WHAT IS REQUIRED:
Without the pictures, output the lines of the material from the very first through the one that holds "const yTicks = [7,9,11,13,15,17,19];".

————

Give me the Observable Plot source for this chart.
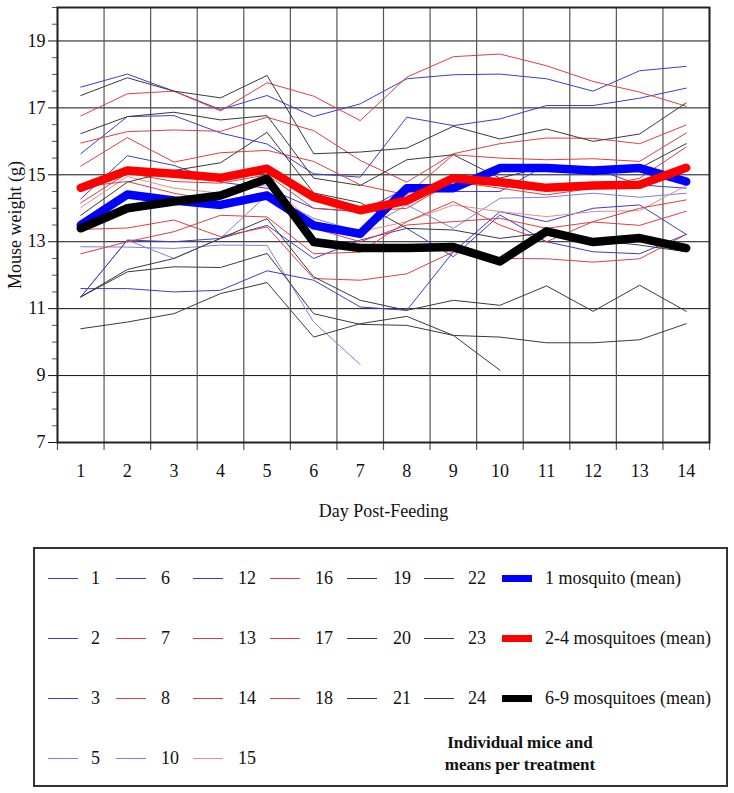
<!DOCTYPE html>
<html><head><meta charset="utf-8">
<script src="https://cdn.jsdelivr.net/npm/d3@7"></script>
<script src="https://cdn.jsdelivr.net/npm/@observablehq/plot@0.6"></script>
<style>
html,body{margin:0;padding:0;background:#fff;}
body{width:734px;height:793px;position:relative;overflow:hidden;font-family:"Liberation Serif",serif;color:#111;}
#chart{position:absolute;left:0;top:0;}
#legendBox{position:absolute;left:33px;top:547px;width:691px;height:236px;border:2px solid #333;}
.lg{position:absolute;font-size:18px;line-height:22px;white-space:nowrap;}
.sw{position:absolute;}
.note{position:absolute;font-size:17px;font-weight:bold;line-height:22px;text-align:center;width:240px;}
</style></head><body>
<div id="chart"></div>
<div id="legendBox"></div>
<script>
// ---------- data ----------
const days = [1,2,3,4,5,6,7,8,9,10,11,12,13,14];
const yTicks = [7,9,11,13,15,17,19];

// 1 mosquito
const m1  = [17.62,18.01,17.5,16.95,17.37,16.74,17.12,17.87,17.99,18.01,17.87,17.5,18.11,18.24];
const m2  = [15.63,16.74,16.77,16.25,15.92,15.03,14.93,16.72,16.47,16.67,17.07,17.07,17.29,17.59];
const m3  = [14.28,15.57,15.28,14.78,14.6,14.0,13.9,14.6,14.5,14.5,15.3,15.2,14.7,14.6];
const m5  = [12.85,12.84,12.8,12.9,12.89,10.6,9.33,null,null,null,null,null,null,null];
const m6  = [11.6,11.6,11.5,11.55,12.13,11.85,11.05,10.95,12.7,13.9,13.6,14.0,14.1,13.22];
const m10 = [11.35,13.05,12.5,13.1,14.4,13.7,13.3,14.1,13.4,14.3,14.33,14.45,14.33,14.45];
const m12 = [11.35,13.05,13.0,13.1,13.49,12.5,13.05,13.4,12.55,13.8,13.0,12.7,12.64,13.22];
// 2-4 mosquitoes
const m7  = [16.76,17.42,17.5,16.91,17.75,17.35,16.62,17.92,18.53,18.61,18.26,17.79,17.47,17.05];
const m8  = [15.95,16.29,16.34,16.3,16.72,16.32,15.43,14.78,15.63,15.93,16.1,16.09,15.93,16.49];
const m13 = [15.26,16.11,15.38,15.66,15.73,15.4,14.7,14.4,15.6,15.5,15.45,15.48,15.4,16.25];
const m14 = [14.16,15.05,14.8,14.75,15.0,14.0,13.9,14.0,14.8,14.6,14.4,14.6,14.9,15.83];
const m15 = [14.02,14.95,14.6,14.45,14.7,13.6,13.3,13.6,14.1,13.9,13.75,13.9,13.93,14.68];
const m16 = [14.64,14.8,14.45,14.2,14.5,13.4,13.0,13.5,13.6,13.7,13.4,13.59,13.49,13.91];
const m17 = [13.37,13.41,13.65,13.15,13.44,11.9,11.85,12.04,12.7,12.5,12.49,12.39,12.49,13.22];
const m18 = [12.64,13.0,13.3,13.79,13.74,12.64,12.69,13.6,14.2,13.5,13.0,13.6,14.0,14.25];
// 6-9 mosquitoes
const m19 = [17.37,17.9,17.5,17.3,17.97,15.63,15.68,15.8,16.45,16.07,16.37,16.0,16.22,17.15];
const m20 = [16.23,16.74,16.87,16.64,16.77,14.9,14.68,15.45,15.6,14.9,15.25,15.0,15.2,15.93];
const m21 = [13.79,14.78,15.13,15.36,16.27,14.46,14.17,13.4,13.35,13.1,13.27,13.05,12.9,12.7];
const m22 = [11.35,12.17,12.5,13.1,13.69,11.95,11.25,10.95,11.25,11.1,11.68,10.92,11.7,10.92];
const m23 = [11.35,12.1,12.25,12.23,12.65,10.85,10.53,10.5,10.2,10.15,9.98,9.98,10.07,10.55];
const m24 = [10.4,10.6,10.85,11.45,11.78,10.15,10.55,10.77,10.2,9.16,null,null,null,null];

// treatment means
const mean1  = [13.5,14.41,14.23,14.1,14.38,13.49,13.24,14.6,14.6,15.2,15.2,15.13,15.2,14.8];
const mean24 = [14.61,15.13,15.03,14.91,15.18,14.33,13.94,14.23,14.9,14.78,14.61,14.68,14.7,15.21];
const mean69 = [13.4,14.0,14.2,14.38,14.88,12.99,12.81,12.81,12.84,12.41,13.31,12.99,13.11,12.81];

const mouseIds   = ["1","2","3","5","6","10","12","7","8","13","14","15","16","17","18","19","20","21","22","23","24"];
const mouseSeries = [m1,m2,m3,m5,m6,m10,m12,m7,m8,m13,m14,m15,m16,m17,m18,m19,m20,m21,m22,m23,m24];
const mouseGroup = ["1","1","1","1","1","1","1","2-4","2-4","2-4","2-4","2-4","2-4","2-4","2-4","6-9","6-9","6-9","6-9","6-9","6-9"];
const meanLabels = ["1 mosquito (mean)","2-4 mosquitoes (mean)","6-9 mosquitoes (mean)"];
const meanSeries = [mean1, mean24, mean69];
const legendOrder = [["1","2","3","5"],["6","7","8","10"],["12","13","14","15"],["16","17","18"],["19","20","21"],["22","23","24"]];

// ---------- styles ----------
const lightIds = new Set(["5","10","15"]);
function thinColor(id, g){
  if (g === "1") return lightIds.has(id) ? "#7f7fe0" : "#3c3cd2";
  if (g === "2-4") return lightIds.has(id) ? "#ef8a8a" : "#dc4141";
  return "#3a3a3a";
}
const meanColors = ["#0000ff","#ff0000","#000000"];

// ---------- build tables ----------
const rows = [];
mouseIds.forEach((id, k) => {
  mouseSeries[k].forEach((v, i) => {
    if (v != null) rows.push({mouse: id, day: days[i], w: v, c: thinColor(id, mouseGroup[k])});
  });
});
const meanRows = [];
meanSeries.forEach((s, k) => s.forEach((v, i) => meanRows.push({g: meanLabels[k], day: days[i], w: v, c: meanColors[k], o: k})));

const bounds = d3.range(0.5, 15, 1);
const minor = d3.range(7, 20.01, 0.5).filter(v => !yTicks.includes(v));

const chart = Plot.plot({
  width: 734, height: 530,
  marginLeft: 57, marginRight: 25, marginTop: 7, marginBottom: 88,
  x: {domain: [0.5, 14.5], label: null},
  y: {domain: [7, 20], label: null},
  color: {type: "identity"},
  style: {fontFamily: "Liberation Serif, serif", fontSize: "18px", color: "#111", background: "#fff"},
  marks: [
    Plot.ruleY(yTicks, {stroke: "#111", strokeWidth: 1, insetLeft: -9}),
    Plot.ruleX(bounds, {stroke: "#555", strokeWidth: 1.2, insetBottom: -8}),
    Plot.axisY(minor, {tickSize: 5, tickFormat: () => "", stroke: "#555", label: null}),
    Plot.axisY(yTicks, {tickSize: 0, tickPadding: 12, label: null, fontSize: 18}),
    Plot.axisX(days, {tickSize: 0, tickPadding: 22, label: null, fontSize: 18}),
    Plot.line(rows, {x: "day", y: "w", z: "mouse", stroke: "c", strokeWidth: 1}),
    Plot.line(meanRows.filter(d => d.o === 0), {x: "day", y: "w", z: "g", stroke: "c", strokeWidth: 8.5, strokeLinecap: "round", strokeLinejoin: "round"}),
    Plot.line(meanRows.filter(d => d.o === 2), {x: "day", y: "w", z: "g", stroke: "c", strokeWidth: 8.5, strokeLinecap: "round", strokeLinejoin: "round"}),
    Plot.line(meanRows.filter(d => d.o === 1), {x: "day", y: "w", z: "g", stroke: "c", strokeWidth: 8.5, strokeLinecap: "round", strokeLinejoin: "round"}),
    Plot.frame({stroke: "#222", strokeWidth: 2}),
    Plot.text(["Day Post-Feeding"], {text: d => d, frameAnchor: "bottom", dy: 69, lineAnchor: "middle", textAnchor: "middle", fontSize: 18}),
    Plot.text(["Mouse weight (g)"], {text: d => d, frameAnchor: "left", dx: -42, rotate: -90, lineAnchor: "middle", textAnchor: "middle", fontSize: 18})
  ]
});
document.getElementById("chart").appendChild(chart);

// ---------- legend ----------
const swX = [48,116,193,270,347,424,502];
const lbX = [91,161,238,315,393,468,545];
const rowY = [578,638,698,758];
function addSwatch(x, y, color, h){
  const d = document.createElement("div");
  d.className = "sw";
  d.style.left = x + "px"; d.style.top = (y - h/2) + "px";
  d.style.width = "30px"; d.style.height = h + "px"; d.style.background = color;
  document.body.appendChild(d);
}
function addLabel(x, y, text){
  const d = document.createElement("div");
  d.className = "lg"; d.textContent = text;
  d.style.left = x + "px"; d.style.top = (y - 11) + "px";
  document.body.appendChild(d);
}
legendOrder.forEach((col, ci) => {
  col.forEach((id, ri) => {
    const k = mouseIds.indexOf(id);
    addSwatch(swX[ci], rowY[ri], thinColor(id, mouseGroup[k]), 1);
    addLabel(lbX[ci], rowY[ri], id);
  });
});
meanLabels.forEach((lab, k) => {
  addSwatch(swX[6], rowY[k], meanColors[k], 7);
  addLabel(lbX[6], rowY[k], lab);
});
const note = document.createElement("div");
note.className = "note";
note.style.left = "400px"; note.style.top = "732px";
note.innerHTML = "Individual mice and<br>means per treatment";
document.body.appendChild(note);
</script>
</body></html>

————

COMPLETE ANSWER:
Give me the Observable Plot source for this chart.
<!DOCTYPE html>
<html><head><meta charset="utf-8">
<script src="https://cdn.jsdelivr.net/npm/d3@7"></script>
<script src="https://cdn.jsdelivr.net/npm/@observablehq/plot@0.6"></script>
<style>
html,body{margin:0;padding:0;background:#fff;}
body{width:734px;height:793px;position:relative;overflow:hidden;font-family:"Liberation Serif",serif;color:#111;}
#chart{position:absolute;left:0;top:0;}
#legendBox{position:absolute;left:33px;top:547px;width:691px;height:236px;border:2px solid #333;}
.lg{position:absolute;font-size:18px;line-height:22px;white-space:nowrap;}
.sw{position:absolute;}
.note{position:absolute;font-size:17px;font-weight:bold;line-height:22px;text-align:center;width:240px;}
</style></head><body>
<div id="chart"></div>
<div id="legendBox"></div>
<script>
// ---------- data ----------
const days = [1,2,3,4,5,6,7,8,9,10,11,12,13,14];
const yTicks = [7,9,11,13,15,17,19];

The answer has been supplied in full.